Potassium bitartrate, also known as potassium hydrogen tartrate, with formula KC4H5O6, is a byproduct of winemaking. In cooking, it is known as cream of tartar. It is processed from the potassium acid salt of tartaric acid (a carboxylic acid). The resulting powder can be used in baking or as a cleaning solution (when mixed with an acidic solution such as lemon juice or white vinegar).

History 
Potassium bitartrate was first characterized by Swedish chemist Carl Wilhelm Scheele (1742-1786). This was a result of Scheele's work studying fluorite and hydrofluoric acid.

Scheele may have been the first scientist to publish work on potassium bitartrate, but use of potassium bitartrate has been reported to date back 7000 years to an ancient village in northern Iran. Modern applications of cream of tartar started in 1768 after it gained popularity when the French started using it regularly in their cuisine.

Occurrence

Potassium bitartrate is naturally formed in grapes from the acid dissociation of tartaric acid into bitartrate and tartrate ions.

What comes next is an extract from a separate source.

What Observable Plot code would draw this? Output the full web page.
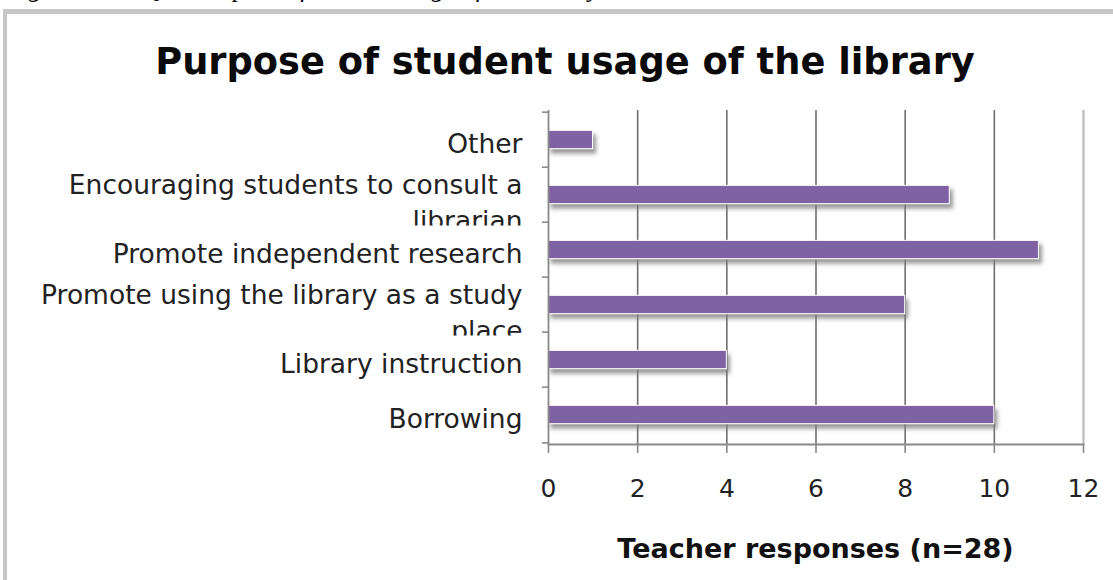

Potassium bitartrate has a low solubility in water. It crystallizes in wine casks during the fermentation of grape juice, and can precipitate out of wine in bottles. The rate of potassium bitartrate precipitation depends on the rates of nuclei formation and crystal growth, which varies based on a wine's alcohol, sugar, and extract content. The crystals (wine diamonds) will often form on the underside of a cork in wine-filled bottles that have been stored at temperatures below , and will seldom, if ever, dissolve naturally into the wine. Over time, crystal formation is less likely to occur due to the decreasing supersaturation of potassium bitartrate, with the greatest amount of precipitation occurring in the initial few days of cooling.

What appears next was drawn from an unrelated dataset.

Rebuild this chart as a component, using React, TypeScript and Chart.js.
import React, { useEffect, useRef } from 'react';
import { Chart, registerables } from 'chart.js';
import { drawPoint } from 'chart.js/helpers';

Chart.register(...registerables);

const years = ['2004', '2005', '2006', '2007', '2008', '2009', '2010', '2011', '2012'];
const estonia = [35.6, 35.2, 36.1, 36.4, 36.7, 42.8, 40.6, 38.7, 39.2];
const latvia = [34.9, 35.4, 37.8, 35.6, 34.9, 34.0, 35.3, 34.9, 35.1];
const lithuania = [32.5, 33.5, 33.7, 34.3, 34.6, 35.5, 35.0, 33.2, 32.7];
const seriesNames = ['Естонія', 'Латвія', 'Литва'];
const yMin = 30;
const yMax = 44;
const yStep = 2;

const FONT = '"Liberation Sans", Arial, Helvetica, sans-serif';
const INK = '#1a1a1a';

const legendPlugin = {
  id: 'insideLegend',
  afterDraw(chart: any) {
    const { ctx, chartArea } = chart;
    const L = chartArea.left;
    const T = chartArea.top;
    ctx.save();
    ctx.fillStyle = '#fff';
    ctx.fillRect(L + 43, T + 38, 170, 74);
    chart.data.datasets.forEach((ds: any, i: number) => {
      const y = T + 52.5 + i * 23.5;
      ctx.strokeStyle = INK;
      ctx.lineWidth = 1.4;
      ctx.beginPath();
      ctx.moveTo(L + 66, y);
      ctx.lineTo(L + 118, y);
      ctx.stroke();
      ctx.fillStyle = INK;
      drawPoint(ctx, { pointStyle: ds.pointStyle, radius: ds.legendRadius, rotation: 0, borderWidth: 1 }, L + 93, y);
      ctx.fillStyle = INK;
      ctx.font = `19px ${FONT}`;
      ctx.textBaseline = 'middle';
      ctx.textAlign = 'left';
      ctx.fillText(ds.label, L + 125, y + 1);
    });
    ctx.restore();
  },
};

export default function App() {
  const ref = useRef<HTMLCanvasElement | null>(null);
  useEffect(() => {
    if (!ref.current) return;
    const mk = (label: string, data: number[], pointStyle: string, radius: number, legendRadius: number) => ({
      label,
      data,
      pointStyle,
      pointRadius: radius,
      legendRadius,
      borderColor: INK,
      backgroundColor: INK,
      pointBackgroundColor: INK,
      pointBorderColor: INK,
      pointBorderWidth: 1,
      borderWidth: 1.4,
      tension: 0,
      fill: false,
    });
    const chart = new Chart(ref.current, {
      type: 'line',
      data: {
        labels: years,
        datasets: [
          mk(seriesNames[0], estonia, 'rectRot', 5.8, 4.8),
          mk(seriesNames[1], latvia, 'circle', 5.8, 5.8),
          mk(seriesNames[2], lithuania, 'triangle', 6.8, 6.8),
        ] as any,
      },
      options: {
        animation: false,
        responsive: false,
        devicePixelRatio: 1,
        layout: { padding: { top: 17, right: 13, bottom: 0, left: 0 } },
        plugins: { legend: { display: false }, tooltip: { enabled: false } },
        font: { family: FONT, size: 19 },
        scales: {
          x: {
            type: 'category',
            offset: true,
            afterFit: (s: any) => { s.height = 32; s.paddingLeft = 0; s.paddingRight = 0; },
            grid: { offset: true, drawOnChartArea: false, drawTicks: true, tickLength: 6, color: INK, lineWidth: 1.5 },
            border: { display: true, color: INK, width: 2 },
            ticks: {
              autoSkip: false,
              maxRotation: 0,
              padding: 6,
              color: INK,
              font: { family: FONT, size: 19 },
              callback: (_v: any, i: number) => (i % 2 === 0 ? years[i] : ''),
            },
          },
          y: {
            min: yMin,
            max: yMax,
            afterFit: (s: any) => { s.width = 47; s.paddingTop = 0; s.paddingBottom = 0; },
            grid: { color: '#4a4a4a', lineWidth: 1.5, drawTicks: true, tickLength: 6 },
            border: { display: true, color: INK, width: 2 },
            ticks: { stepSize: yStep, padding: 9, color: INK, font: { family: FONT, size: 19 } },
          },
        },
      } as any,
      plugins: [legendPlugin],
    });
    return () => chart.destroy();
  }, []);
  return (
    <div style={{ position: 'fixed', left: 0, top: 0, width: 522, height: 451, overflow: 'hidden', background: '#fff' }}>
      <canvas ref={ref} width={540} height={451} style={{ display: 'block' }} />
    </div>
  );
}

Historically, it was known as beeswing for its resemblance to the sheen of bees' wings. It was collected and purified to produce the white, odorless, acidic powder used for many culinary and other household purposes.

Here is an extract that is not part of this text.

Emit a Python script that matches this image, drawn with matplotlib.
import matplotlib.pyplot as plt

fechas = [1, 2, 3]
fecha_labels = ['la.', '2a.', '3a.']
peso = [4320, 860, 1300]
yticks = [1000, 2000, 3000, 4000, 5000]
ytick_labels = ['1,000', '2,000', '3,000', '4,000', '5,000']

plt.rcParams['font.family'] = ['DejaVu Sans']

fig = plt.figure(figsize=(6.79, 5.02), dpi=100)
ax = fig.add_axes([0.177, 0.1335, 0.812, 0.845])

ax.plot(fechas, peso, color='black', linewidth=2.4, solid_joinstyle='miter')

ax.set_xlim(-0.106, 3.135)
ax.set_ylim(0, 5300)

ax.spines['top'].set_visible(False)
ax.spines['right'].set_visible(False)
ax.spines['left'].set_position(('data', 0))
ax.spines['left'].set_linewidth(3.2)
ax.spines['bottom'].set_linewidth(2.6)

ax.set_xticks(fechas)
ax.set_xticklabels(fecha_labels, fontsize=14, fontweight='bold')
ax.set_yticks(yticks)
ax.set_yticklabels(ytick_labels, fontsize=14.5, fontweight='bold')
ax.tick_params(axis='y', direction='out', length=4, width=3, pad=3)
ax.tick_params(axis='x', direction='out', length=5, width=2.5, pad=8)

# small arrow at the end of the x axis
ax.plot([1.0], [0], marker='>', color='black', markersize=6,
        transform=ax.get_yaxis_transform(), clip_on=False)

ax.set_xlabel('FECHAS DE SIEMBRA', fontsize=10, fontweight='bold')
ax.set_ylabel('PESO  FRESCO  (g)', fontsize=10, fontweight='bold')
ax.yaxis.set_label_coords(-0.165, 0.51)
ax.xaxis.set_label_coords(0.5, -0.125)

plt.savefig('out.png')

These crystals also precipitate out of fresh grape juice that has been chilled or allowed to stand for some time. To prevent crystals from forming in homemade grape jam or jelly, the prerequisite fresh grape juice should be chilled overnight to promote crystallization. The potassium bitartrate crystals are removed by filtering through two layers of cheesecloth. The filtered juice may then be made into jam or jelly. In some cases they adhere to the side of the chilled container, making filtering unnecessary.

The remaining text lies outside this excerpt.